If there’s a junction on your regular route where traffic bunches, sight lines are poor and near-misses feel normal, targeted road upgrades can make a bigger difference than another warning sign. A Black Spot program focuses funding on locations with a crash history or a clear pattern of risk. In simple terms, it aims to fix the road itself so routine mistakes are less likely to turn into serious crashes.

Why these sites matter

Intersections are where a lot of things happen at once: turning traffic, people crossing, sudden braking and drivers judging gaps under pressure. When lane layouts are awkward, lighting is weak or the view around a corner is blocked, even a familiar route can catch people out.

A recent Black Spot funding round includes 44 projects worth $30.2 million, with works covering intersection upgrades, pedestrian facilities, road widening, signage and lighting. Separate safety projects on major highways follow the same logic, combining widening, centre-line treatments (better lane separation), pavement strengthening and drainage with intersection changes.

Changes you will notice

For drivers, the useful changes are usually quite ordinary: clearer lane markings, longer turning pockets, better-lit approaches and signs that are easier to read at speed or in poor weather. At some sites, extra width or improved drainage can also reduce the feeling of being squeezed toward oncoming traffic or hitting standing water near a junction.

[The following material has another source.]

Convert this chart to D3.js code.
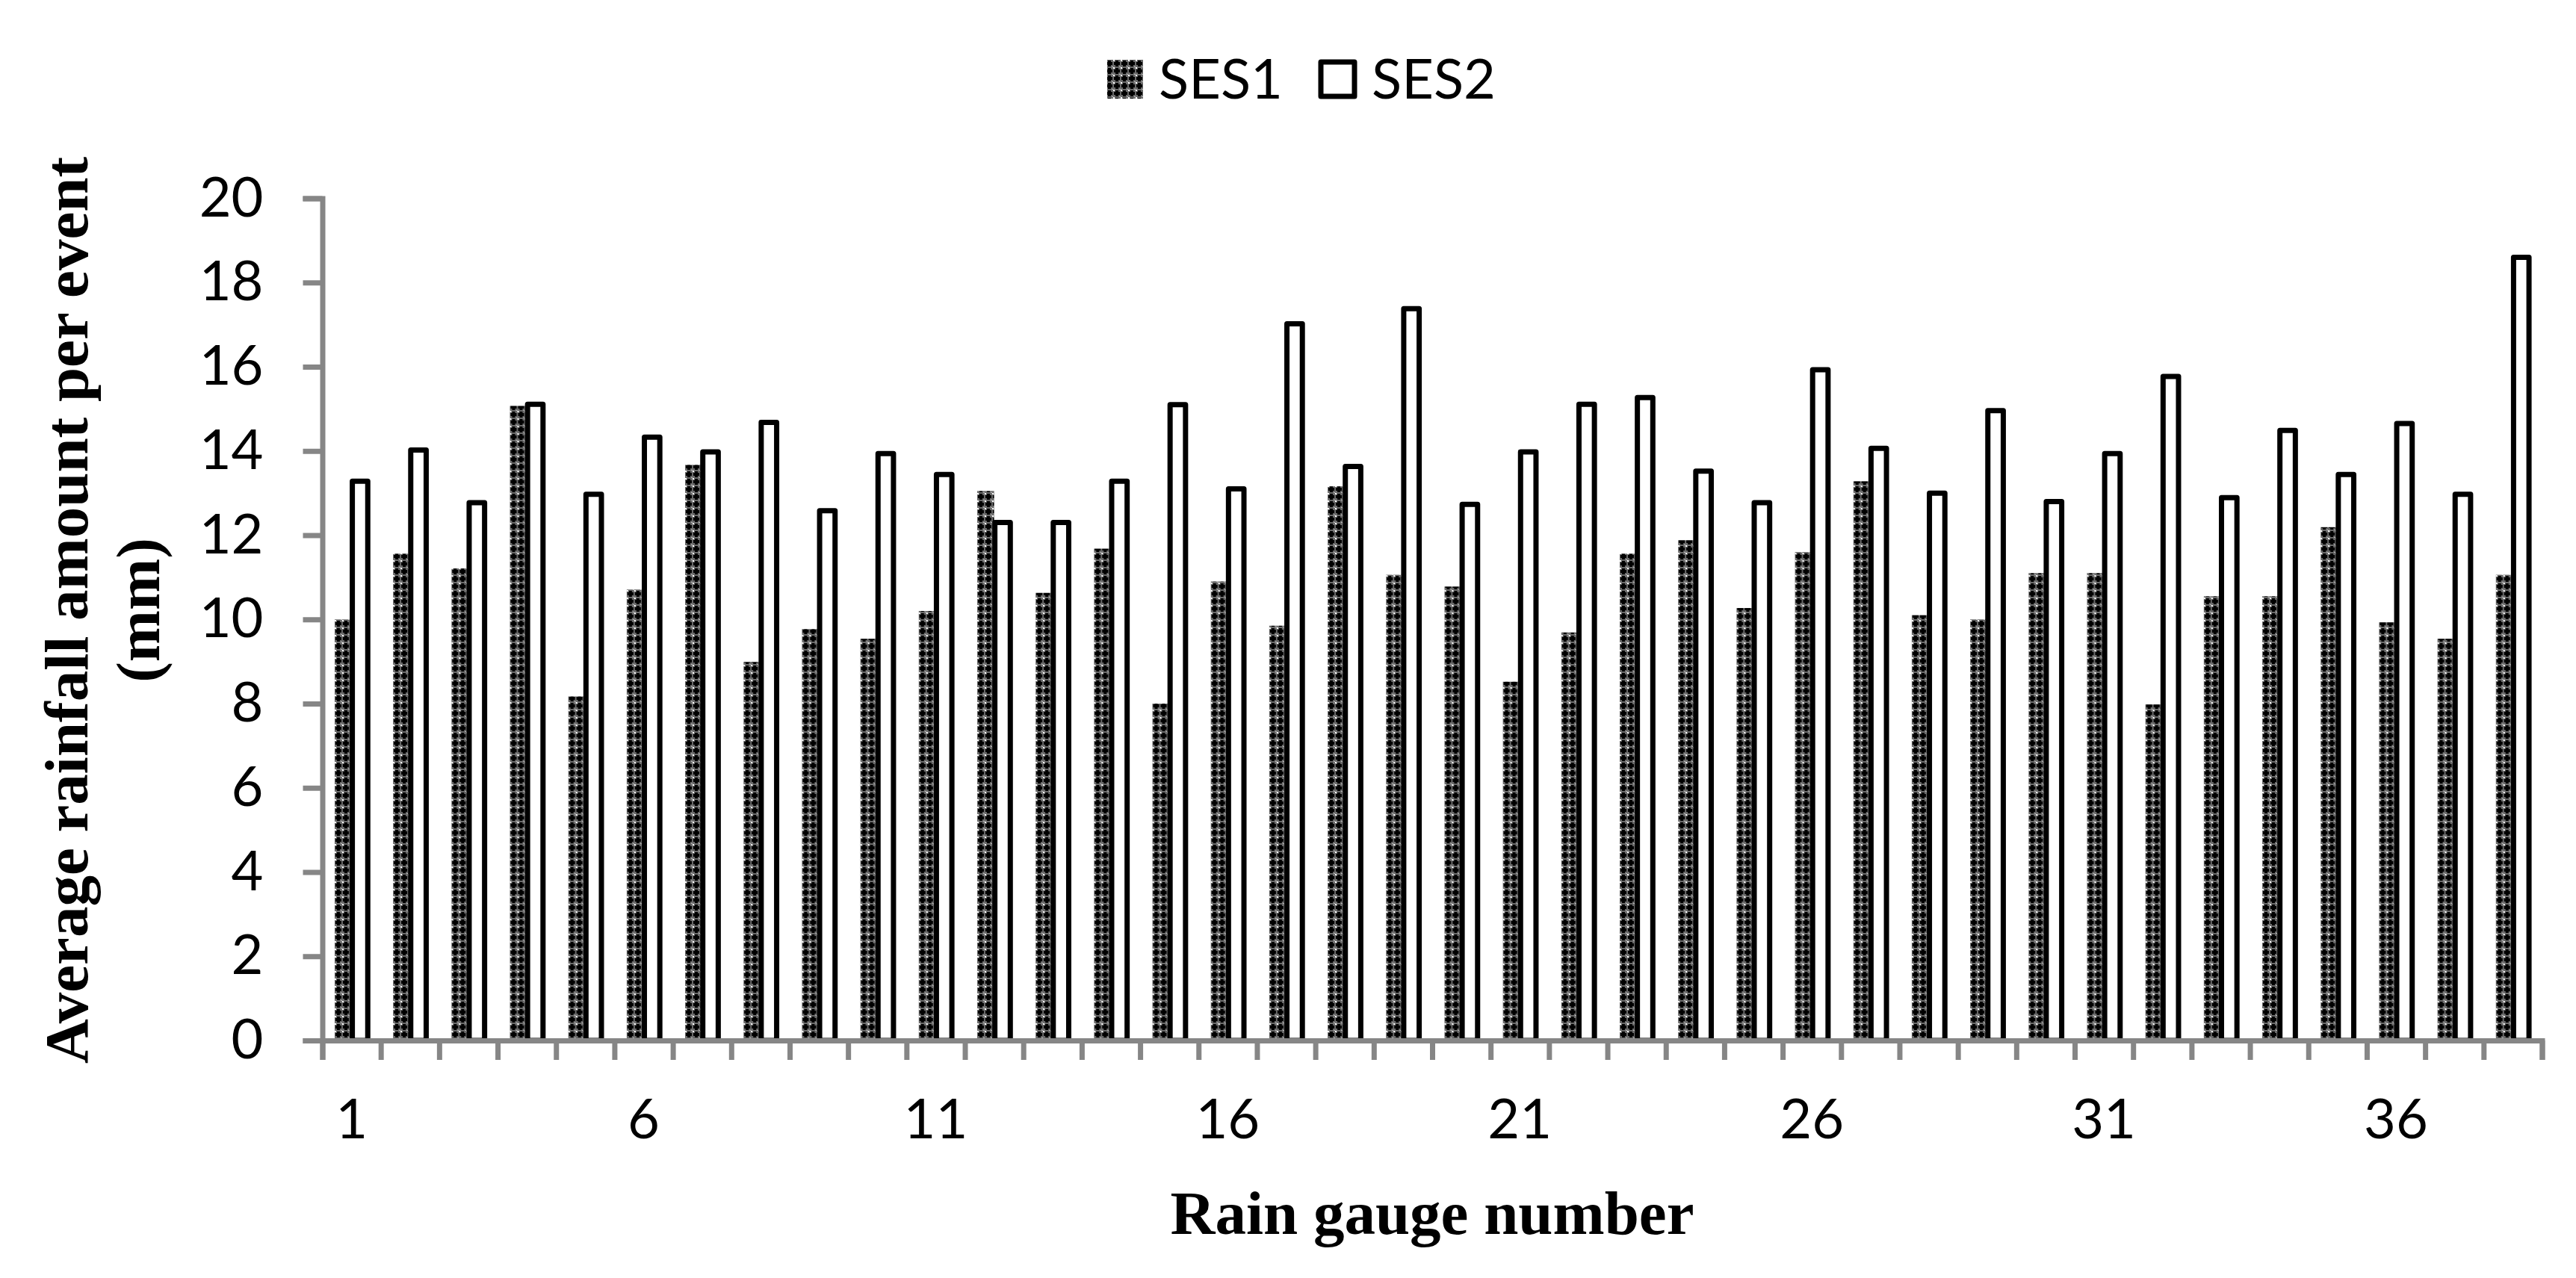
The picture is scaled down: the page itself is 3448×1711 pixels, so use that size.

That does not mean every site becomes easier overnight. During the works, expect temporary lane shifts, rough surfaces and changing traffic control. Once finished, the main benefit is often less hesitation: fewer last-second lane changes, better visibility when turning, and more predictable movement from the cars around you.

What drivers should do

The practical point is simple: treat a recently upgraded intersection as unfamiliar for the first few trips. Look early for new lane arrows, changed priority, fresh pedestrian crossings and different turning paths, especially at night or in rain. If a local junction still regularly causes hard braking, blocked views or risky right turns, it is worth reporting it through the usual council or road authority channels; councils can still nominate Black Spots for consideration.

These upgrades are not about making roads feel flashy. They work best when they remove the small design problems that force drivers into rushed decisions, and that is exactly where safer everyday driving starts.